# TASK GOAL
Repeat exactly the lines running from the first line of the data to the line containing "pctx.fillRect(4,4,1,1);", both ends included, and nothing else; drop the pictures.

# SOURCE EXCERPT
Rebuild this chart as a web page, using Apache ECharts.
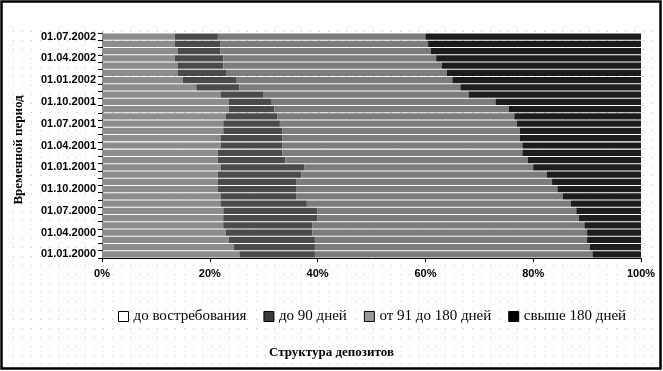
<!DOCTYPE html>
<html>
<head>
<meta charset="utf-8">
<script src="https://cdn.jsdelivr.net/npm/echarts@6/dist/echarts.min.js"></script>
<style>
html,body{margin:0;padding:0;background:#fff;}
#chart{width:663px;height:371px;}
</style>
</head>
<body>
<div id="chart"></div>
<script>
// Categories: monthly dates 01.01.2000 .. 01.07.2002
var categories = [
  '01.01.2000','01.02.2000','01.03.2000','01.04.2000','01.05.2000','01.06.2000',
  '01.07.2000','01.08.2000','01.09.2000','01.10.2000','01.11.2000','01.12.2000',
  '01.01.2001','01.02.2001','01.03.2001','01.04.2001','01.05.2001','01.06.2001',
  '01.07.2001','01.08.2001','01.09.2001','01.10.2001','01.11.2001','01.12.2001',
  '01.01.2002','01.02.2002','01.03.2002','01.04.2002','01.05.2002','01.06.2002',
  '01.07.2002'
];
var seriesNames = ['до востребования','до 90 дней','от 91 до 180 дней','свыше 180 дней'];
var onDemand = [25.5,24.5,23.5,23,22.5,22.5,22.5,22,22,21.5,21.5,21.5,22,21.5,21.5,22,22,22.5,22.5,23,23.5,23.5,22,17.5,15,14,14,13.5,14,13.5,13.5];
var upTo90 = [14,15,16,16,16.5,17.5,17.5,16,14,14.5,14.5,15.5,15.5,12.5,12,11.5,11.5,11,10.5,9.5,8.5,8,8,8,10,9,8.5,9,8,8.5,8];
var from91to180 = [51.5,51,50.5,51,50.5,48.5,48,49,49.5,48.5,47.5,45.5,42.5,45,44.5,44.5,44,44,44,44,43.5,41.5,38,41,40,41,40.5,39.5,39,38.5,38.5];
var over180 = [9,9.5,10,10,10.5,11.5,12,13,14.5,15.5,16.5,17.5,20,21,22,22,22.5,22.5,23,23.5,24.5,27,32,33.5,35,36,37,38,39,39.5,40];
var xTicks = [0,20,40,60,80,100];

var chart = echarts.init(document.getElementById('chart'), null, {renderer:'canvas'});

// light dotted background pattern
var pc = document.createElement('canvas');
pc.width = 9; pc.height = 9;
var pctx = pc.getContext('2d');
pctx.fillStyle = '#c4c4c4';
pctx.fillRect(4,4,1,1);

var serif = '"Liberation Serif","Times New Roman",serif';
var sans = '"Liberation Sans",Arial,sans-serif';
var barColors = ['#8c8c8c','#4a4a4a','#7c7c7c','#1c1c1c'];
var legendStyles = [
  {color:'#ffffff', borderColor:'#000', borderWidth:1},
  {color:'#3a3a3a', borderColor:'#000', borderWidth:1},
  {color:'#9a9a9a', borderColor:'#000', borderWidth:1},
  {color:'#000000', borderColor:'#000', borderWidth:1}
];
var dataSets = [onDemand, upTo90, from91to180, over180];

var series = dataSets.map(function(d, k){
  return {
    name: seriesNames[k],
    type: 'bar',
    stack: 'total',
    barCategoryGap: '14%',
    data: d,
    itemStyle: {color: barColors[k]},
    emphasis: {disabled:true}
  };
});

chart.setOption({
  animation: false,
  backgroundColor: '#fff',
  graphic: [
    {type:'rect', z:-10, silent:true, shape:{x:8,y:26,width:648,height:340}, style:{fill:{image:pc, repeat:'repeat'}}},
    {type:'rect', z:100, silent:true, shape:{x:1.5,y:1.5,width:659,height:367}, style:{fill:null, stroke:'#000', lineWidth:2.5}},
    {type:'text', z:100, silent:true, left:'center', top:346, style:{text:'Структура депозитов', font:'bold 13px '+serif, fill:'#000'}},
    {type:'text', z:100, silent:true, x:19, y:150, rotation:Math.PI/2, style:{text:'Временной период', font:'bold 13px '+serif, fill:'#000', align:'center', verticalAlign:'middle'}}
  ],
  legend: {
    left: 113,
    top: 304,
    itemGap: 17,
    itemWidth: 10,
    itemHeight: 10,
    icon: 'rect',
    textStyle: {fontFamily: serif, fontSize: 15, color:'#000'},
    data: seriesNames.map(function(n,k){ return {name:n, itemStyle: legendStyles[k]}; })
  },
  grid: {left:102, right:22, top:33, bottom:113},
  xAxis: {
    type: 'value',
    min: xTicks[0],
    max: xTicks[xTicks.length-1],
    interval: 20,
    axisLine: {show:true, lineStyle:{color:'#000'}},
    axisTick: {show:true, length:4, lineStyle:{color:'#000'}},
    splitLine: {show:false},
    axisLabel: {formatter:'{value}%', fontFamily: sans, fontWeight:'bold', fontSize:11, color:'#000', margin:10}
  },
  yAxis: {
    type: 'category',
    data: categories,
    axisLine: {show:true, lineStyle:{color:'#000'}},
    axisTick: {show:true, interval:0, length:4, lineStyle:{color:'#000'}},
    axisLabel: {interval:2, fontFamily: sans, fontWeight:'bold', fontSize:11, color:'#000', margin:6}
  },
  series: series
});
</script>
</body>
</html>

# EXERCISE RESPONSE
Rebuild this chart as a web page, using Apache ECharts.
<!DOCTYPE html>
<html>
<head>
<meta charset="utf-8">
<script src="https://cdn.jsdelivr.net/npm/echarts@6/dist/echarts.min.js"></script>
<style>
html,body{margin:0;padding:0;background:#fff;}
#chart{width:663px;height:371px;}
</style>
</head>
<body>
<div id="chart"></div>
<script>
// Categories: monthly dates 01.01.2000 .. 01.07.2002
var categories = [
  '01.01.2000','01.02.2000','01.03.2000','01.04.2000','01.05.2000','01.06.2000',
  '01.07.2000','01.08.2000','01.09.2000','01.10.2000','01.11.2000','01.12.2000',
  '01.01.2001','01.02.2001','01.03.2001','01.04.2001','01.05.2001','01.06.2001',
  '01.07.2001','01.08.2001','01.09.2001','01.10.2001','01.11.2001','01.12.2001',
  '01.01.2002','01.02.2002','01.03.2002','01.04.2002','01.05.2002','01.06.2002',
  '01.07.2002'
];
var seriesNames = ['до востребования','до 90 дней','от 91 до 180 дней','свыше 180 дней'];
var onDemand = [25.5,24.5,23.5,23,22.5,22.5,22.5,22,22,21.5,21.5,21.5,22,21.5,21.5,22,22,22.5,22.5,23,23.5,23.5,22,17.5,15,14,14,13.5,14,13.5,13.5];
var upTo90 = [14,15,16,16,16.5,17.5,17.5,16,14,14.5,14.5,15.5,15.5,12.5,12,11.5,11.5,11,10.5,9.5,8.5,8,8,8,10,9,8.5,9,8,8.5,8];
var from91to180 = [51.5,51,50.5,51,50.5,48.5,48,49,49.5,48.5,47.5,45.5,42.5,45,44.5,44.5,44,44,44,44,43.5,41.5,38,41,40,41,40.5,39.5,39,38.5,38.5];
var over180 = [9,9.5,10,10,10.5,11.5,12,13,14.5,15.5,16.5,17.5,20,21,22,22,22.5,22.5,23,23.5,24.5,27,32,33.5,35,36,37,38,39,39.5,40];
var xTicks = [0,20,40,60,80,100];

var chart = echarts.init(document.getElementById('chart'), null, {renderer:'canvas'});

// light dotted background pattern
var pc = document.createElement('canvas');
pc.width = 9; pc.height = 9;
var pctx = pc.getContext('2d');
pctx.fillStyle = '#c4c4c4';
pctx.fillRect(4,4,1,1);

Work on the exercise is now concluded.